Mit bemerkenswerter Dramaturgie war der zweite Verhandlungstag im Prozess um Schüsse inWestoverledingen versehen. Dem 38-jährigen Angeklagten wird zur Last gelegt, am 16. Oktober vergangenen Jahres drei Schüsse auf seine nach muslimischem Recht angetrauten Frau abgegeben und sie dabei verletzt zu haben. Die 25-Jährige nahm im Zeugenstand ihre Beschuldigung allerdings zurück. Ihr Mann sei unschuldig, wiederholte die zweifache Mutter mehrfach. „Ich bin schuld. Ich will, dass er wieder frei ist“, rief sie und brach immer wieder in lautes Weinen aus.
Die Geschichte um die Tat, die bislang als gefährliche Körperverletzung gewertet wird, klang etwas bizarr. Sie sei in einen anderen Mann verliebt gewesen. Den habe sie auf einem Markt kennengelernt, als sie bei ihm ein Kleid kaufen wollte, Er habe ihr das Kleid geschenkt und ihr seine Telefonnummer gegeben. Am nächsten Tag habe sie Kontakt zu ihm aufgenommen. „Ich wollte ein bisschen Spaß haben“, so ihre Aussage. Das Verhältnis habe ein bis drei Monate gedauert, so genau konnte sie es nicht sagen. Jedenfalls sei der Mann, ein Afrikaner, in dieser Zeit sieben oder acht Mal bei ihr gewesen. Niemand habe etwas mitbekommen.
Das allein ist bemerkenswert, denn die Zeugin lebte mit dem Angeklagten und vielen weiteren Familienangehörigen bei ihren Schwiegereltern in Westoverledingen. Auch am 16. Oktober sei dieser Mann, von dem sie weder Nachnamen noch Wohnort oder Alter kannte, gegen sieben Uhr zu ihr gekommen. Er habe ihr gesagt, sie solle ihre beiden Kinder nehmen und mit ihm zusammen weggehen. Doch das habe sie nicht gewollt. Um ihn zu erschrecken, habe sie ihre Pistole aus der Handtasche geholt.
„Der hat mir die Pistole weggenommen und drei Mal auf mich geschossen. Dann ist er weggerannt“, fuhr die Frau fort. Die Waffe, die sie als „Gaspistole“ bezeichnete, habe sie im Kosovo aus Spaß für 450 Euro mit 20 Patronen und einem Magazin gekauft. Aus der Waffe kämen kleine Kugeln heraus, die beim Schießen kaputt gingen.
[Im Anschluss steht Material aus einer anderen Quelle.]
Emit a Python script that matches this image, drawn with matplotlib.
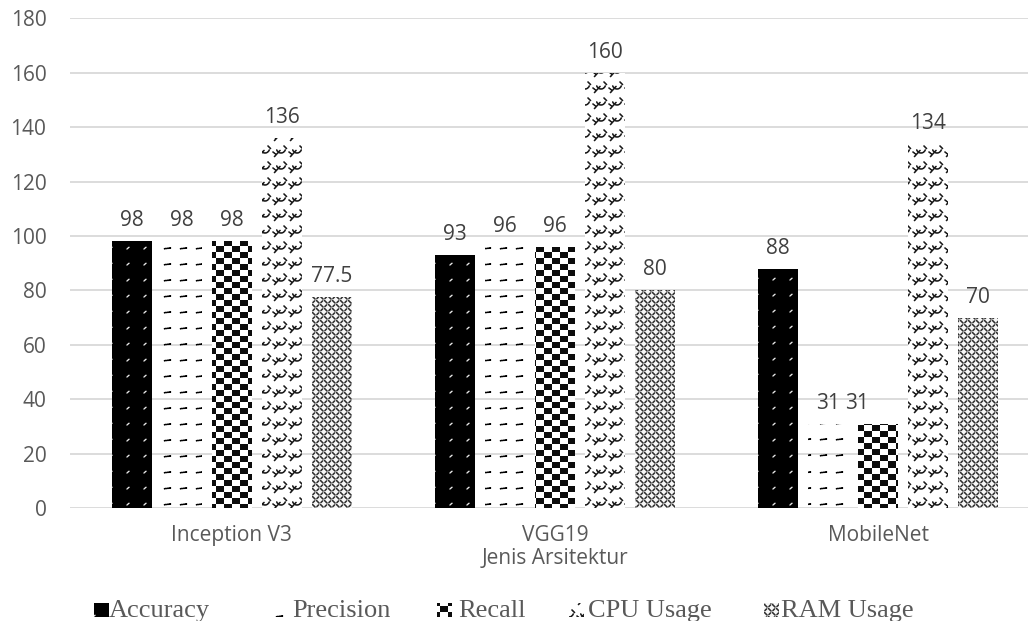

Ihren Mann habe sie zu Unrecht belastet, um vor der Familie ihr Fremdgehen zu vertuschen. „Sie hatte Angst, von der Familie ausgestoßen zu werden“, ergänzte der Verteidiger.
Gemeinsam mit ihrer Schwiegermutter wollte sie nach dem Schusswaffen-Angriff zur Polizei gehen. Doch die Polizeistation war am Sonntag geschlossen. Ein Passant rief Rettungskräfte und Polizei an. Im Rettungswagen hatte die Zeugin gegenüber einer Polizistin mehrfach gesagt, dass ihr Mann auf sie geschossen habe. Der habe sie geweckt und aufgefordert, ihm eine Zigarette zu stopfen. Dann habe er den Glimmstängel aber nicht genommen. Es sei zum Streit gekommen. Ihr Mann sei ins Bad und dann zum Auto gegangen und mit der Waffe zurückgekehrt, die immer unter dem Fahrersitz gelegen habe. Drei Mal habe er geschossen und sei dann weggefahren.
Eine vergleichbare Einlassung soll die 25-Jährige auch bei einer richterlichen Vernehmung abgegeben haben. Im Prozess wollte sie mit diesen Angaben nicht mehr konfrontiert werden. Sie machte vom Aussageverweigerungsrecht Gebrauch. Es konnten nicht beide Versionen der Wahrheit entsprechen. Also belehrte Richterin Karsta Rickels-Havemann die Zeugin, dass sie sich nicht selbst einer Straftat, in dem Fall einer Falschaussage, bezichtigen müsse.
Nach den vielen Tränen gab es für die Angehörigen des Angeklagten am Ende Grund zum Jubeln. Das Gericht setzt den Haftbefehl gegen den 38-jährigen Angeklagten außer Vollzug, wenn 15000 Euro Kaution hinterlegt werden. Außerdem muss er seinen Reisepass abgeben, jeden Wohnsitzwechsel mitteilen und sich drei Mal wöchentlich bei der Polizei melden.